A figure of 93,000 litres per day is consistent with one thing only: a fully closed-loop cooling system that consumes almost no water. If that is what is being built, it should be a binding condition of consent – not an unstated assumption buried in a planning statement that the developer is free to revisit once permission is granted.
The catchment conditions make the stakes of this ambiguity clear. Lomond Hills reservoirs – the primary drinking water source for Fife – stood at 21 per cent of combined capacity in 2025, the lowest level recorded in thirty years. The River Eden catchment has had abstraction licences suspended by SEPA under its Significant Scarcity designation in both 2022 and 2025. These are not theoretical future risks. They are documented, recurring, current conditions in the catchment from which any Fife data centre would draw its water.
Adding 17 to 19 million litres of daily evaporative cooling demand to a catchment already at its environmental limit is not a planning risk to be assessed and mitigated. It is a planning harm that cannot be consented under the Water Framework Directive’s environmental flow requirements.
The licensing gap
Scotland’s water abstraction regime is governed by the Environmental Authorisation (Scotland) Regulations 2018. Under EASR, any abstraction exceeding 50 cubic metres per day requires a Complex Licence from SEPA. A 500 megawatt facility using evaporative cooling would require authorisation for abstraction of approximately 17,000 times that threshold.
SEPA cannot grant a Complex Licence for abstraction that would breach environmental flow requirements or exacerbate a Significant Scarcity designation. In Fife catchments, on current evidence, it would have to refuse – or impose conditions that make evaporative cooling operationally impossible.
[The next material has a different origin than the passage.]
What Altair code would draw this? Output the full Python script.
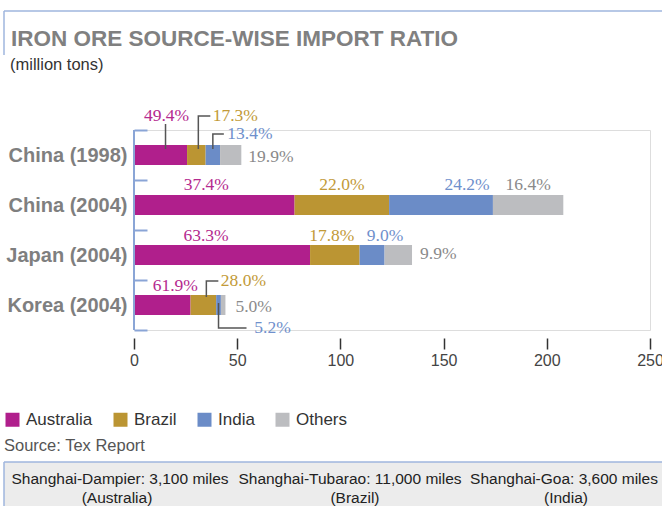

The problem is sequencing. Under current practice, SEPA authorisation is sought after planning consent is granted, not before. A developer can receive planning permission for a facility whose water demand would be refused by SEPA, then spend months or years in litigation over the authorisation, while the community that objected to the planning application has no further standing.
What responsible consent looks like
Every applicant should be required to submit a Water Usage Effectiveness declaration using Green Grid standard methodology, independently verified, specifying the cooling technology, the WUE target in litres per kilowatt-hour of IT load, and the resulting maximum daily and annual abstraction volume. This is standard practice in jurisdictions that have thought carefully about data centre development – Denmark, Singapore, and the state of Virginia among them.
Scotland has not required it. Scotland has allowed developers to declare water demands that bear no relationship to what their cooling systems would actually consume, to receive planning consent on that basis, and to proceed toward construction without SEPA having confirmed that the water is available.
The prohibition on evaporative cooling in water-stressed catchments is not a preference. It is a response to documented conditions. The Lomond Hills reservoir levels, the Eden Significant Scarcity designation, the Scottish Water infrastructure gap – these are not projections. They are facts on the public record, available to any planning reporter who looks for them.
The question is not whether evaporative cooling is problematic in Fife. It is why the planning system has not yet said so.